During this period, she also attended Rhode Island College and Community College of Rhode Island.

==Rhode Island House of Representatives==
===Elections===
====2016====
Walsh ran against incumbent Democrat Thomas Palangio after speaking with the Rhode Island state chapter of Jobs with Justice. During the election, she was endorsed by the Working Families Party. She defeated Palangio in the Democratic primary, 51.80% to 48.20%, and was unopposed in the general election.

====2018====
Walsh drew national attention when she and three other incumbent legislators did not receive the endorsement of the Rhode Island Democratic Party. The Party initially endorsed her primary challenger, Michael Earnheart, who was revealed to have supported Republican Donald Trump in the 2016 presidential election and to have been registered to vote as a Republican in at least three previous elections. They later withdrew the endorsement of Earnheart and decided to not endorse either candidate. Walsh received the endorsement of U.S. Rep. David Cicilline, who represents Rhode Island's 1st congressional district. Walsh went on to win the 2018 Democratic Primary against Earnheart, receiving 55% of the vote to Earnheart's 45%. Following her primary win, Walsh was again unopposed in the 2018 general election.

====2020====
In 2020, Walsh lost the Democratic primary to challenger Nathan Biah by a 65-35 margin.

===Tenure===
Walsh was sworn into office on January 3, 2017. She was assigned to the Committee on Health, Education and Welfare and Committee on Veterans' Affairs. She has made improving working conditions for tipped workers as key part of her legislative agenda. She has also advocated for the liberalization of drug laws.

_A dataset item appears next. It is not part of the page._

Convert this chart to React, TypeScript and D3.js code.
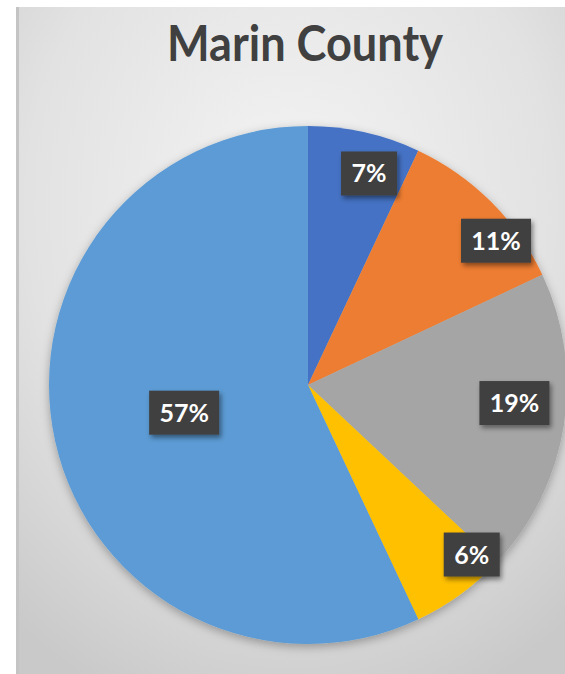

In March 2017, her criticism of legislators consuming alcohol on the House floor during session made national headlines. While at the time she walked back some of the comments, "saying she had only been referring to cocktail parties and fundraisers", she later said the fallout was "one of [her] proudest accomplishments, ...that they had to be secret" about drinking in the chamber.

===Committee assignments===
For the 2017–2018 legislative session Walsh served on the Committee on Health, Education, and Welfare and the Veterans' Affairs committee.

In the 2019–2020 session, Walsh served on the House Committee on Environment and Natural Resources, and was also a founding member of the Rhode Island House's Reform Caucus.